Attorneys for the kingdom filed a letter on Thursday challenging the reasons a magistrate judge cited for allowing subpoenas of the Public Investment Fund and its governor, Yasir al-Rumayyan.
The letter was sent to U.S. District Judge Beth Labson Freeman, who is overseeing the case in the Northern District of California.
U.S. Magistrate Judge Susan van Keulen in a Feb. 16 decision said the PIF and al-Rumayyan are not protected by the Foreign Sovereign Immunity Act because of a commercial activity exception.
The dispute centers around LIV’s argument that the PIF and al-Rumayyan provided broad oversight of the rival league. The PGA Tour says documents obtained during discovery indicate they were actively involved in signing players to LIV Golf.
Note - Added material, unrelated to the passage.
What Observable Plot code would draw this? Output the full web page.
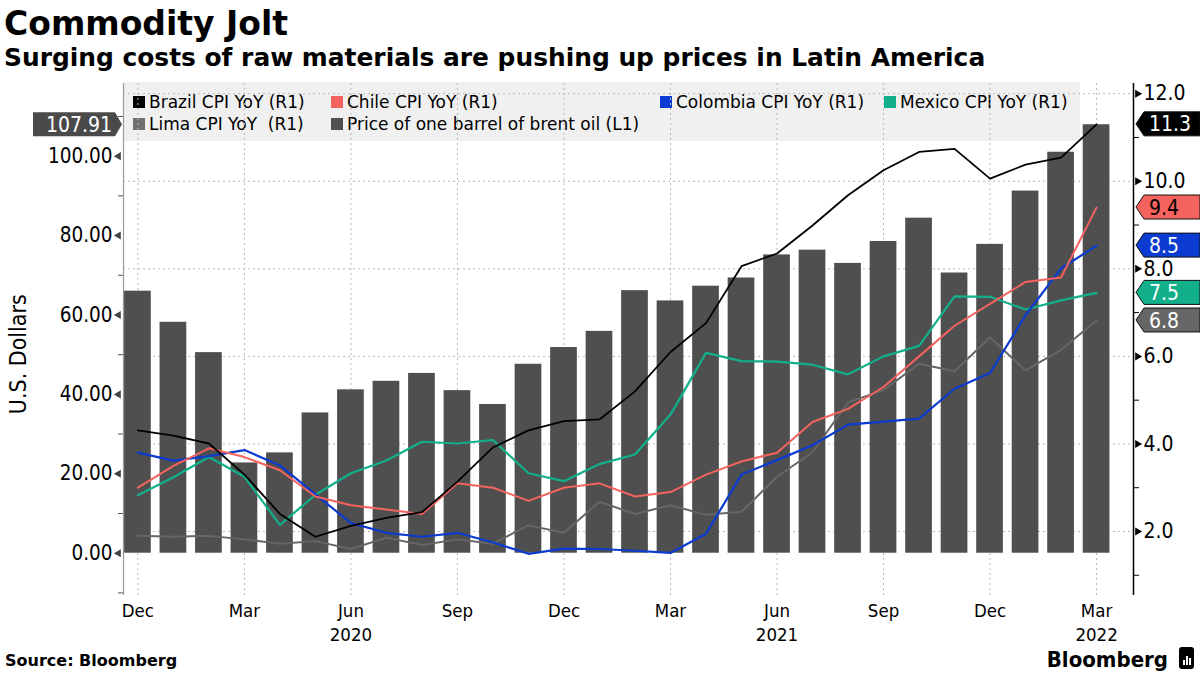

According to court documents, the PIF owns 93% of LIV Golf, which in the last year has paid signing fees reported to be upward of $100 million to players, including Phil Mickelson, Dustin Johnson, Brooks Koepka and Bryson DeChambeau.
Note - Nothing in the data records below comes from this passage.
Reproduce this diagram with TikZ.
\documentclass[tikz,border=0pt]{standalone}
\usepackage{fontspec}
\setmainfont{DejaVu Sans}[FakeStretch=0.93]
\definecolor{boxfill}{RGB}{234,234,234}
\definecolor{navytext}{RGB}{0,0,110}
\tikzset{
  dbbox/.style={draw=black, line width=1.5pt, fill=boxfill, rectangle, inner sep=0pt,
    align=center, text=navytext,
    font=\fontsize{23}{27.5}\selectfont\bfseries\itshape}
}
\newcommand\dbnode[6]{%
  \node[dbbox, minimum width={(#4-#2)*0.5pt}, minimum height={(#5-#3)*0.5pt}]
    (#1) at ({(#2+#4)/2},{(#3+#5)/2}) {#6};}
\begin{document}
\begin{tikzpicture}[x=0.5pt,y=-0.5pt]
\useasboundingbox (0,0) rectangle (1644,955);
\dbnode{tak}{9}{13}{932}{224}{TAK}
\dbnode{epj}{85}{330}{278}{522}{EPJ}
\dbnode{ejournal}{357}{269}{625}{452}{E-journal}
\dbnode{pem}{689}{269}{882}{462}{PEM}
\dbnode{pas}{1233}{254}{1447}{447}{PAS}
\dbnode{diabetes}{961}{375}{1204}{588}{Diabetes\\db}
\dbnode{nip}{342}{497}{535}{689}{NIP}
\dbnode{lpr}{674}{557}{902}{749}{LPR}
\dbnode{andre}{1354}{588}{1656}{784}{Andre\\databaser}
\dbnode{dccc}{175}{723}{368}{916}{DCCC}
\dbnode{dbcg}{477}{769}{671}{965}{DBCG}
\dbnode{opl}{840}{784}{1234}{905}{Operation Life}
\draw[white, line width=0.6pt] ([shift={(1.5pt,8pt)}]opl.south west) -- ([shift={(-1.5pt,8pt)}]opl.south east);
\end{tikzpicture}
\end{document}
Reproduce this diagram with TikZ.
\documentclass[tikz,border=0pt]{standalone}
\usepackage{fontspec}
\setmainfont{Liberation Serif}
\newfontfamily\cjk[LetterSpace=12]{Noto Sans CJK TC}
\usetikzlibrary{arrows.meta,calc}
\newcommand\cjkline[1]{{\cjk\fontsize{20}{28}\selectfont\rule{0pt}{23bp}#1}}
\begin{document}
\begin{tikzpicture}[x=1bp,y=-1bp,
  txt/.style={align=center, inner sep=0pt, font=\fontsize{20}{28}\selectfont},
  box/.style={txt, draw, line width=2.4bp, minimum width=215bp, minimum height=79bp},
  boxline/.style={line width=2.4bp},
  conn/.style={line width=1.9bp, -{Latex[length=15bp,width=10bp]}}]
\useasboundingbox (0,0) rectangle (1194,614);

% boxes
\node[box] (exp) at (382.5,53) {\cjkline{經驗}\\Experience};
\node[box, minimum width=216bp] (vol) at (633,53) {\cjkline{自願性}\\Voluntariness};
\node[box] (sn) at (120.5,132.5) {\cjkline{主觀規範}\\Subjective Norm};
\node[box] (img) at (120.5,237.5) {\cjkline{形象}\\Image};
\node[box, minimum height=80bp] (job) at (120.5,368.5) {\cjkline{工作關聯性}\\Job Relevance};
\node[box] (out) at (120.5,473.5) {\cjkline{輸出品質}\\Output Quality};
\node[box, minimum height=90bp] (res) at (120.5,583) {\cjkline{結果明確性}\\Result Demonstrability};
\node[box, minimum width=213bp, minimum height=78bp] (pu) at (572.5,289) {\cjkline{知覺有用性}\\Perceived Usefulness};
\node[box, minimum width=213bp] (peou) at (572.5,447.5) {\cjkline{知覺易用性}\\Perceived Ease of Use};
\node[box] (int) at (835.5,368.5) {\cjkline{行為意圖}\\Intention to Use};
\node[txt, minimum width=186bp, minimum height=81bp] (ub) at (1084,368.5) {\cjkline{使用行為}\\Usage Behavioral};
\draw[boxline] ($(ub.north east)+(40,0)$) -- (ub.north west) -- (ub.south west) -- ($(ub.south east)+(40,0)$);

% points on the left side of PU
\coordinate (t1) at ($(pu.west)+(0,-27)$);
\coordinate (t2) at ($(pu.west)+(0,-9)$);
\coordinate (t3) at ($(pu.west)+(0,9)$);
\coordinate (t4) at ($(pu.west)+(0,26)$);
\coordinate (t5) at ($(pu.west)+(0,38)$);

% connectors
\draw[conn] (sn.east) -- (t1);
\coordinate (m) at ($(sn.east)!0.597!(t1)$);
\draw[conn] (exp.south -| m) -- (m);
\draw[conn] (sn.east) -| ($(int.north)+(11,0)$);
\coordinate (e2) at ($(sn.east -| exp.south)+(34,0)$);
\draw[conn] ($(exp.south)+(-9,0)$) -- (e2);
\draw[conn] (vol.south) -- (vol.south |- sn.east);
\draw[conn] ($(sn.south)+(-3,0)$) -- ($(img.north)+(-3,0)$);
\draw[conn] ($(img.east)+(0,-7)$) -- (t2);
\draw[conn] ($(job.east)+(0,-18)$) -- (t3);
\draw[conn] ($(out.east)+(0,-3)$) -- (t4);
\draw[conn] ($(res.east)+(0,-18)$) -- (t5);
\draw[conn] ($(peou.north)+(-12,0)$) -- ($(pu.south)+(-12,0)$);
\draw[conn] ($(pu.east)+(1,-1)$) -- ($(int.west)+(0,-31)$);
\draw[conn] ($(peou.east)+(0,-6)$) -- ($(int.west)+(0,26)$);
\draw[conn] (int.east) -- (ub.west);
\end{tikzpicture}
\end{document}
The letter also says van Keulen suggested the PIF would have waived its immunity if it authorized LIV Golf to sue the PGA Tour.
The PGA Tour banned players who joined LIV Golf from competing in its events, and nine players — including Mickelson and DeChambeau — filed an antitrust lawsuit on Aug. 3. LIV Golf soon joined as a plaintiff, and only three players — DeChambeau, Peter Uihlein and Matt Jones — remain as plaintiffs.
“Her reasoning has broad implications for Saudi Arabia beyond the instant case,” said the letter, filed by the Washington law firm of Kellogg, Hansen, Todd, Figel & Frederick.
The letter said while van Keulen’s ruling held that al-Rumayyan — a minister in Saudi Arabia’s government — met the requirements for common-law foreign official immunity, that law has a commercial-activity exception to immunity.
“Recognition of such an exception to common-law foreign official immunity likewise has wide-ranging implications for Saudi Arabia,” the letter said.
The PIF and al-Rumayyan contend that enforcing subpoenas in the U.S. would force them to violate Saudi law against disclosure of confidential information.
The letter said Saudi Arabia planned to file a friend-of-court brief that would include interpretations of the commercial activity exception to the Foreign Sovereign Immunity Act and enforcement of Saudi Arabia law.
Freeman, meanwhile, ruled the PGA Tour could add the PIF and al-Rumayyan as defendants in its countersuit.